In 1967 DAF opened a new plant in Born for car production. The 44 was the first model to be produced there.
In 1972, International Harvester of Chicago, IL bought a 33% stake in DAF (with the Dutch government holding 25% and the Van Doorne family holding the remaining 42%), forming a joint-venture. This agreement lasted until 1981.
DAF sold its passenger car division, along with what is now the NedCar factory in Born, in 1975 to the Swedish company Volvo Cars, leaving DAF to concentrate on its successful line of lorrys.
In 1987 DAF merged with the Leyland Trucks division of Rover Group, and was floated on the Dutch stock exchange as DAF NV. The new company traded as Leyland DAF in the UK, and as DAF elsewhere.

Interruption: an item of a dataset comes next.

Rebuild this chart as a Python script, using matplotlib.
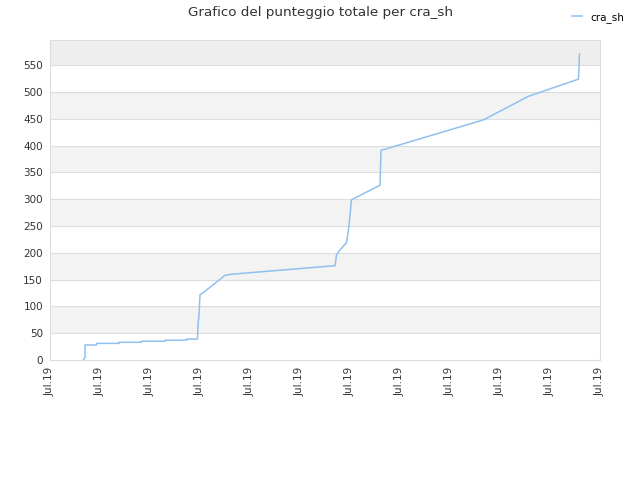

DAF's 95 series was launched in 1987, quickly taking the coveted title of International Truck of the Year 1988. The 95 featured an all new cab developed jointly with ENASA of Spain, a revised version of the 11.6 litre ATI engine rated at 310, 350 and 380 bhp, and 16 speed ZF gearbox. On the Continent Eaton's Twinsplitter gearbox was an option. Much attention was paid to soundproofing - the gearlinkage for example was telescopic - the 95 series being quieter in-cab than many luxury cars! An update in 1991 saw new ratings of 330, 360 & 400 Bhp. a 430 Bhp variant, along with low deck tractor unit models and interior changes were introduced in 1992. An exciting development came 2 years later. DAF had studied the requirements of the ultra long haul market sector and the 95.500 Super Spacecab was unveiled at the 1994 RAI show. The 95 series cabin had gained height and length, and sat atop Cummins' 14 Litre engine rated at 507 bhp. ZF's new 16S221 gearbox was fitted and an innovation was the hydraulic gearshift developed with Konsberg of Norway. Within an overall height of 3.85m, the 'Super' offered interior standing room of 2.25m, a luxury bunk with generous stowage underneath and a full range of options included microwave, fridge, TV/Video. The basic cab design remains in production to this day, latterly as the 95XF and now the XF105, although both these developments of the original 95 are totally different machines under the skin. Other vehicles in the DAF range have included the inherited from Leyland lorrys Roadrunner (Badged DAF 600, 800, 1000 On the Continent) which evolved into the 45 Series, the cab of which was used on the 18 ton gross 55, also as a military spec 4×4. An all-new medium to heavyweight line up debuted in late 1992, the 65,75 and 85 utilising the same wedge shaped cab. Powered by DAF's 6.24, 8.65 and 11.6 litre engines, some novel styling details featured, while the 85 Series' cab sat 10 cm higher on the chassis to clear the WS engine.
A short-lived model was the 1990-93 80 Series using the T45 Roadtrain cab acquired from the Leyland lorrys takeover, fitted with the ATI driveline. Also offered for a short period was the 3200, basically a modernised 2800 with the corporate grille.
DAF Bus was split off of in 1990 to become a part of United Bus.
Following difficulties in the British market, DAF NV went bankrupt in 1993. A new company, DAF Trucks, appeared in the Netherlands as a result of a management buy-out of the Dutch operations, as did Leyland Trucks and LDV (vans) in the UK.
In 1996 PACCAR acquired DAF Trucks. Interestingly, DAF Trucks and Leyland Trucks were rejoined in 1998 when PACCAR also acquired Leyland Trucks.
On January 9, 2012, Paccar installed the cornerstone of the new plant in the city of Ponta Grossa in the state of Paraná, Brazil. This region is one of the fastest growing in the country.